[Date Prev][Date Next][Thread Prev][Thread Next][Date Index][Thread Index]
Re: Write Combining difference between 98 and NT
Thanks for your thoughts - I've added replies to your questions below.
> I'll throw out a couple of thoughts:
>
> 1. I would concentrate on the timing on the CPU side of the things. I
> suspect
> that the WC flush occurs under two different conditions -- buffer
full,
> or
> timeout. If the timeout is sufficiently short, any delay in writing
to
> the WC
> buffer would result in a flush of a partial buffer.
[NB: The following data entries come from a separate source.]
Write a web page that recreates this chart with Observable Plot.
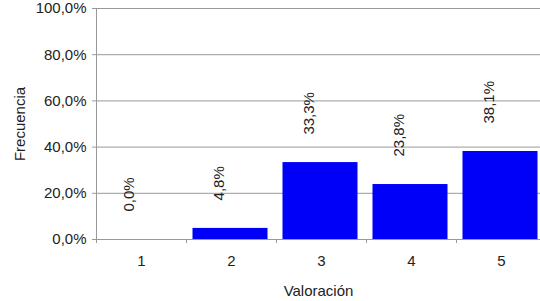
<!DOCTYPE html>
<html>
<head>
<meta charset="utf-8">
<script src="https://cdn.jsdelivr.net/npm/d3@7"></script>
<script src="https://cdn.jsdelivr.net/npm/@observablehq/plot@0.6"></script>
<style>
  html, body { margin: 0; padding: 0; background: #fff; }
</style>
</head>
<body>
<div id="chart"></div>
<script>
const categories = [1, 2, 3, 4, 5];
const values = [0.0, 4.8, 33.3, 23.8, 38.1];
const yTicks = [0, 20, 40, 60, 80, 100];
const xTitle = "Valoración";
const yTitle = "Frecuencia";

const data = categories.map((c, i) => ({cat: c, value: values[i]}));
const bounds = [0.5, ...categories.map(c => c + 0.5)];
const fmt = v => v.toFixed(1).replace(".", ",") + "%";

const chart = Plot.plot({
  width: 540,
  height: 301,
  marginLeft: 96,
  marginRight: 0,
  marginTop: 8,
  marginBottom: 62,
  style: {fontFamily: "'Liberation Sans', Arial, sans-serif", fontSize: "15px", color: "#222", background: "#fff"},
  x: {type: "linear", domain: [0.5, 5.5], range: [96, 546]},
  y: {domain: [0, 100]},
  marks: [
    Plot.gridY(yTicks, {stroke: "#999", strokeOpacity: 1}),
    Plot.ruleX([0.5], {stroke: "#999"}),
    Plot.ruleY([0], {stroke: "#999"}),
    Plot.rectY(data, {x1: d => d.cat - 0.5, x2: d => d.cat + 0.5, y: "value", insetLeft: 6.5, insetRight: 8.5, fill: "#0000f8"}),
    Plot.text(data, {x: "cat", y: "value", text: d => fmt(d.value), rotate: -90, textAnchor: "start", lineAnchor: "middle", dx: -12, dy: -28, fontSize: 15, fill: "#222"}),
    Plot.axisY(yTicks, {tickFormat: fmt, tickSize: 4, tickPadding: 6, stroke: "#999", fill: "#222", label: yTitle, labelAnchor: "center", labelArrow: "none", labelOffset: 82}),
    Plot.axisX(bounds, {tickSize: 4, tickFormat: () => "", stroke: "#999", label: null}),
    Plot.axisX(categories, {tickSize: 0, tickPadding: 16, tickFormat: d => String(d), fill: "#222", label: xTitle, labelAnchor: "center", labelArrow: "none", labelOffset: 56})
  ]
});
document.getElementById("chart").appendChild(chart);
</script>
</body>
</html>
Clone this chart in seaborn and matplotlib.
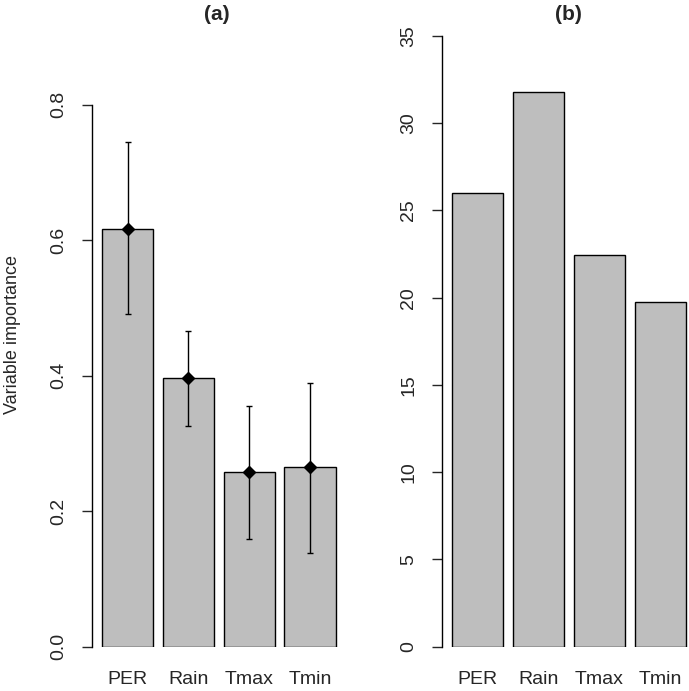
import numpy as np
import pandas as pd
import matplotlib
matplotlib.use('Agg')
import matplotlib.pyplot as plt
import seaborn as sns

variables = ['PER', 'Rain', 'Tmax', 'Tmin']
importance = [0.617, 0.396, 0.258, 0.265]
imp_lower = [0.491, 0.326, 0.159, 0.139]
imp_upper = [0.745, 0.466, 0.355, 0.389]
panel_b = [26.0, 31.77, 22.42, 19.78]

left_ticks = [0.0, 0.2, 0.4, 0.6, 0.8]
left_ticklabels = ['0.0', '0.2', '0.4', '0.6', '0.8']
right_ticks = [0, 5, 10, 15, 20, 25, 30, 35]

sns.set_style('white')
plt.rcParams['font.family'] = ['Liberation Sans', 'DejaVu Sans']

W, H = 689, 691
fig = plt.figure(figsize=(W / 100, H / 100), dpi=100)

bar_gray = '#BEBEBE'
text_col = '#262626'

def px_axes(left, right, bottom, top):
    return fig.add_axes([left / W, 1 - bottom / H, (right - left) / W, (bottom - top) / H])

def style_axis(ax, ticks, labels, top_val):
    for s in ['top', 'right', 'bottom']:
        ax.spines[s].set_visible(False)
    ax.spines['left'].set_bounds(0, top_val)
    ax.spines['left'].set_linewidth(1.0)
    ax.spines['left'].set_color('black')
    ax.set_yticks(ticks)
    ax.set_yticklabels(labels, rotation=90, va='center')
    ax.tick_params(axis='y', length=7.2, width=1.0, pad=10.8, labelsize=14, left=True)
    ax.tick_params(axis='x', length=0, pad=17.5, labelsize=14)
    ax.set_xlabel('')
    for lab in ax.get_xticklabels() + ax.get_yticklabels():
        lab.set_color(text_col)

# panel (a)
df_a = pd.DataFrame({'variable': variables, 'importance': importance,
                     'lo': imp_lower, 'hi': imp_upper})
ax1 = px_axes(92, 345, 646.7, 30)
sns.barplot(data=df_a, x='variable', y='importance', color=bar_gray, saturation=1,
            edgecolor='black', linewidth=1.0, width=0.847, ax=ax1)
xpos = np.arange(len(variables))
err = [df_a['importance'] - df_a['lo'], df_a['hi'] - df_a['importance']]
ax1.errorbar(xpos, df_a['importance'], yerr=err, fmt='D', color='black',
             markersize=6, elinewidth=1.0, capsize=2.5, capthick=1.0)
ax1.set_xlim(-0.587, 3.574)
ax1.set_ylim(0, 616.7 / 677.5)
style_axis(ax1, left_ticks, left_ticklabels, 0.8)
ax1.set_ylabel('Variable importance', fontsize=13, color=text_col, va='center')
ax1.yaxis.set_label_coords(-0.316, 0.507)

# panel (b)
df_b = pd.DataFrame({'variable': variables, 'value': panel_b})
ax2 = px_axes(442.3, 689, 646.7, 30)
sns.barplot(data=df_b, x='variable', y='value', color=bar_gray, saturation=1,
            edgecolor='black', linewidth=1.0, width=0.847, ax=ax2)
ax2.set_xlim(-0.577, 3.467)
ax2.set_ylim(0, 616.7 / 17.449)
style_axis(ax2, right_ticks, [str(t) for t in right_ticks], 35)
ax2.set_ylabel('')

fig.text(217 / W, 1 - 15 / H, '(a)', fontsize=15, fontweight='bold', ha='center', va='center')
fig.text(568 / W, 1 - 15 / H, '(b)', fontsize=15, fontweight='bold', ha='center', va='center')

fig.savefig('out.png', dpi=100)
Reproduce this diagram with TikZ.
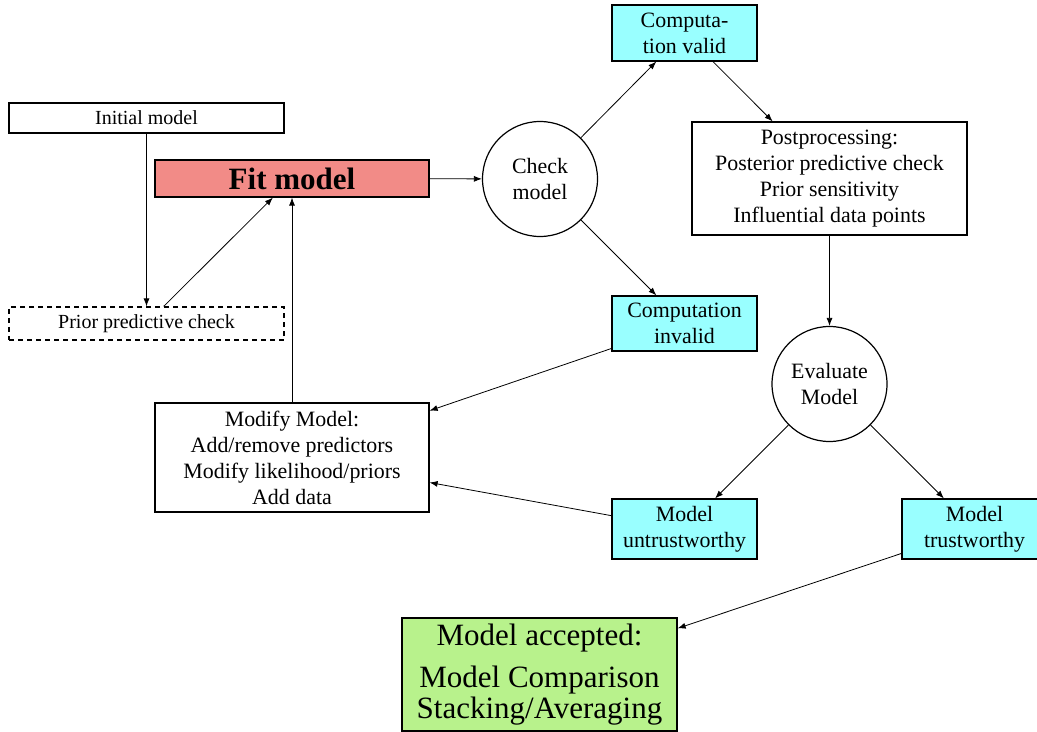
\documentclass[tikz,border=0pt]{standalone}
\usepackage{fontspec}
\setmainfont{Liberation Serif}
\usetikzlibrary{arrows.meta}
\definecolor{cyanfill}{HTML}{99FFFF}
\definecolor{fitred}{HTML}{F28B87}
\definecolor{accgreen}{HTML}{B8F28C}
\begin{document}
\begin{tikzpicture}[x=0.5pt,y=-0.5pt,
  base/.style={draw, line width=0.6pt, align=center, inner sep=0pt, font=\fontsize{10.95}{13}\selectfont},
  smallbox/.style={base, font=\fontsize{10}{12}\selectfont, minimum width=137.5pt},
  bigbox/.style={base, minimum width=137.5pt},
  cyanbox/.style={base, fill=cyanfill, minimum width=72.5pt},
  roundnode/.style={base, circle, minimum size=57.5pt},
  conn/.style={-{Latex[length=4pt,width=3pt]}, line width=0.4pt}]
\useasboundingbox (0,0) rectangle (1037,732);
\clip (0,0) rectangle (1037,732);

\node[smallbox, minimum height=15pt] (init) at (146.5,118) {Initial model};
\node[smallbox, dashed, dash pattern=on 2.5pt off 2pt, minimum height=16.5pt] (prior) at (146.5,323.5) {Prior predictive check};
\node[base, fill=fitred, minimum width=137pt, minimum height=18.5pt, font=\fontsize{15.5}{18}\selectfont\bfseries] (fit) at (292,178.5) {Fit model};
\node[roundnode] (check) at (540,179) {Check\\model};
\node[cyanbox, minimum height=28pt] (valid) at (684.5,33) {Computa-\\tion valid};
\node[bigbox, minimum height=56.5pt] (post) at (829.5,178.5) {Postprocessing:\\Posterior predictive check\\Prior sensitivity\\Influential data points};
\node[cyanbox, minimum height=27.5pt] (invalid) at (684.5,323.5) {Computation\\invalid};
\node[roundnode] (eval) at (829.5,384) {Evaluate\\Model};
\node[cyanbox, minimum height=30pt] (untrust) at (684.5,529) {Model\\untrustworthy};
\node[cyanbox, minimum height=30pt] (trust) at (974.5,529) {Model\\trustworthy};
\node[base, minimum width=137pt, minimum height=54.5pt] (modify) at (292,457.5) {Modify Model:\\Add/remove predictors\\Modify likelihood/priors\\Add data};
\node[base, fill=accgreen, minimum width=137.5pt, minimum height=56.5pt, font=\fontsize{15.5}{14}\selectfont] (accepted) at (539.5,674.5) {Model accepted:\\[6pt]Model Comparison\\Stacking/Averaging};

\draw[conn] (init) -- (prior);
\draw[conn] (prior) -- (fit);
\draw[conn] (modify) -- (fit);
\draw[conn] (fit) -- (check);
\draw[conn] (check) -- (valid);
\draw[conn] (check) -- (invalid);
\draw[conn] (valid) -- (post);
\draw[conn] (post) -- (eval);
\draw[conn] (eval) -- (untrust);
\draw[conn] (eval) -- (trust);
\draw[conn] (invalid) -- (modify);
\draw[conn] (untrust) -- (modify);
\draw[conn] (trust) -- (accepted);
\end{tikzpicture}
\end{document}
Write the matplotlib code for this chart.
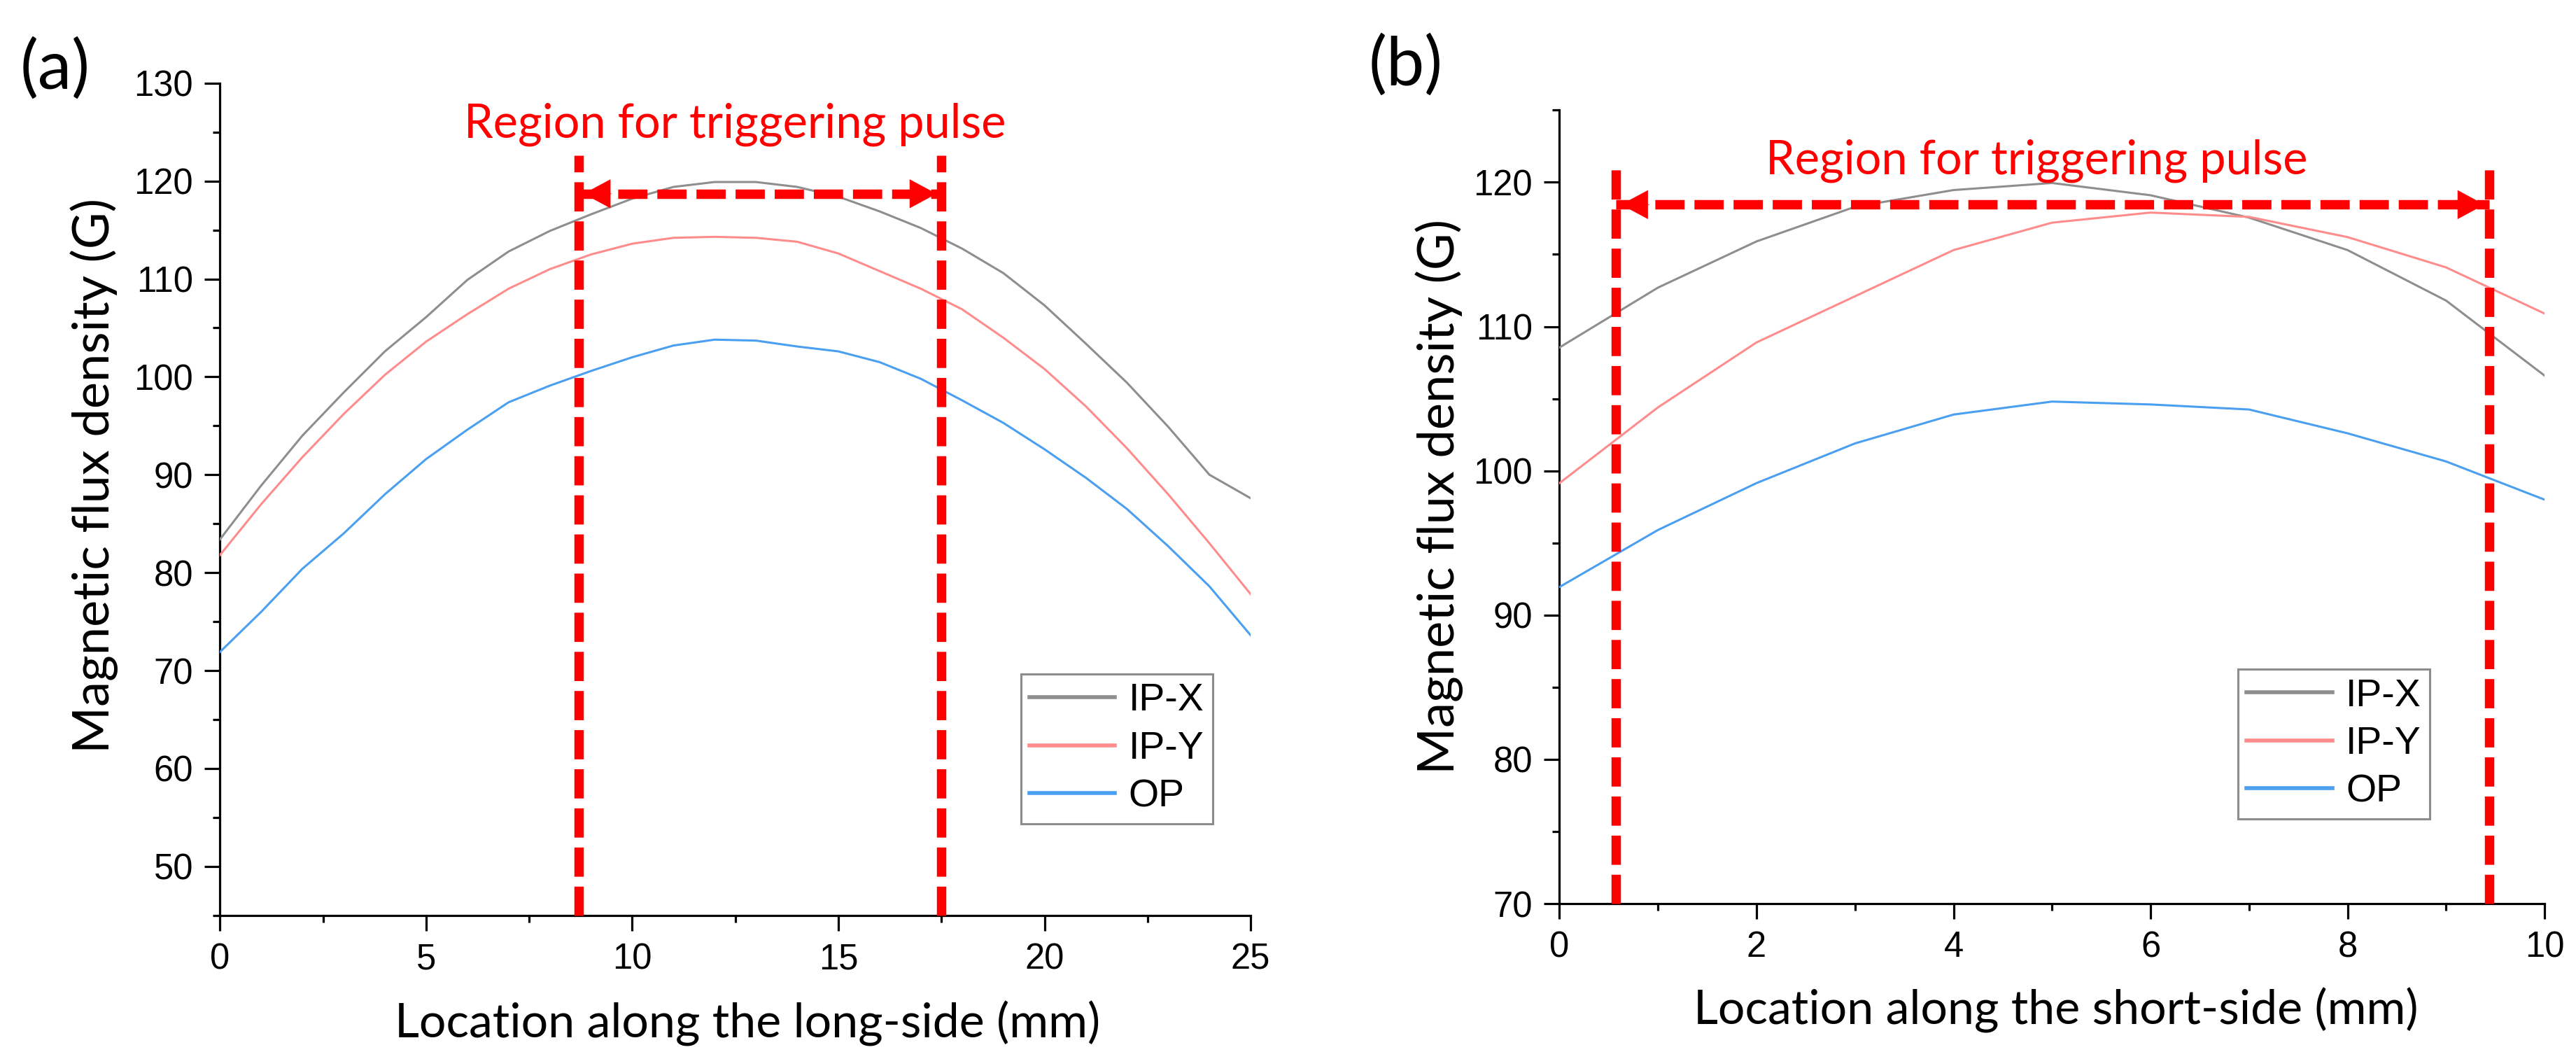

What timeout are you refering to - a timeout in the processors memory
manager, the PCI Chipset or the Target PCI device? Intel don't seem to
document any internal timeouts on the WC buffers.
> 2. With the above in mind, I would concentrate on what things can cause a
> user-mode program that is writing directly to mapped memory locations
> to run slower on NT. The first thing I would suspect is NT's vaunted
> security
> mechanisms. While 98 will essentially let you party on just about
> memory
> location with abandon, NT will generally trap any direct I/O or memory
> calls
> that don't look like they belong to the user mode app. Depending on
the
> situation, it may allow the access to occur, but of course, only after
a
> delay
> to the additional processing overhead incurred.
Under NT the user mode pointer is obtained by the driver using the
VideoPortGetDeviceBase() Video Miniport Driver DDK call. The InIOSpace field
is set to VIDEO_MEMORY_SPACE_P6CACHE to specify that the memory should be
mapped as Write Combined memory.
I would be very surprised if the OS traps accesses to the mapped region
since the whole point of the VideoPortGetDeviceBase() call is to allow very
fast access to display memory.
Additionally, if I structure my data such that each call to the function
writes out a multiple of eight 32 bit words, then the code runs
significantly faster (around 20%) under NT than 98. This would seem to
indicate that there is little or no OS overhead being incurred by the
accesses.
> 3. You didn't say exactly how you arrived at getting a user-mode pointer
to
> a physical memory block (I'm assuming) hosted on your PCI adapter
under
> NT.
> If you didn't use ZwMapViewOfSection() [see the 'memmap' or 'mapmem'
> example (I can't remember which) in the NT DDK], then you probably
> don't have an unencumbered user-mode pointer that is also valid in
> kernel-mode. Using ZwMapViewOfSection() will let you get such a
> pointer (after all the pre-requisite PhysToVirt(), etc. stuff -- see
the
> example, which shows how to get a pointer to video RAM that is valid
> in both kernel and user mode). You can then use such a pointer to
> party on the memory without any interference from the OS kernel.
> Of course, Microsoft does not recommend using such system interfaces
> (even though they document them and provide example code!) because
> it circumvents the NT security mechanism. In other words, the
presence
> of such a utility on a system will could allow someone to exploit the
> memory mapping for nefarious purposes.
See answer to previous question.
> 4. Unless the call to writeData() is inlined by the compiler/linker, there
> would probably be at least a couple of memory hits outside of your
> WC buffer area (or the CPU's intstruction cache), that is to the
system
> stack area. That may be enough to throw things off in this case.
True, but I would expect that after the first itterartion through the
function then all code and data would be cached for all subsequent
itterations. There is not a huge amount of code or data being accessed
much less than 1KByte).
> It sounds like you have a PCI bus analyzer hooked up, but that you don't
> have an ICE (or equivalent) watching what the CPU is doing on it's side
> of the bridge. If you hook up an ICE, and capture the code execution,
> you may see a *lot* of extraneous activity on the part of the NT kernel
> that you don't see under 98, thus allowing the WC buffer to timeout and
> flush its contents.
I hooked up a standard logic analyzer to some of the PCI signals.
Unfortunatley I don't have access to an ICE.
Cheers,
-Paul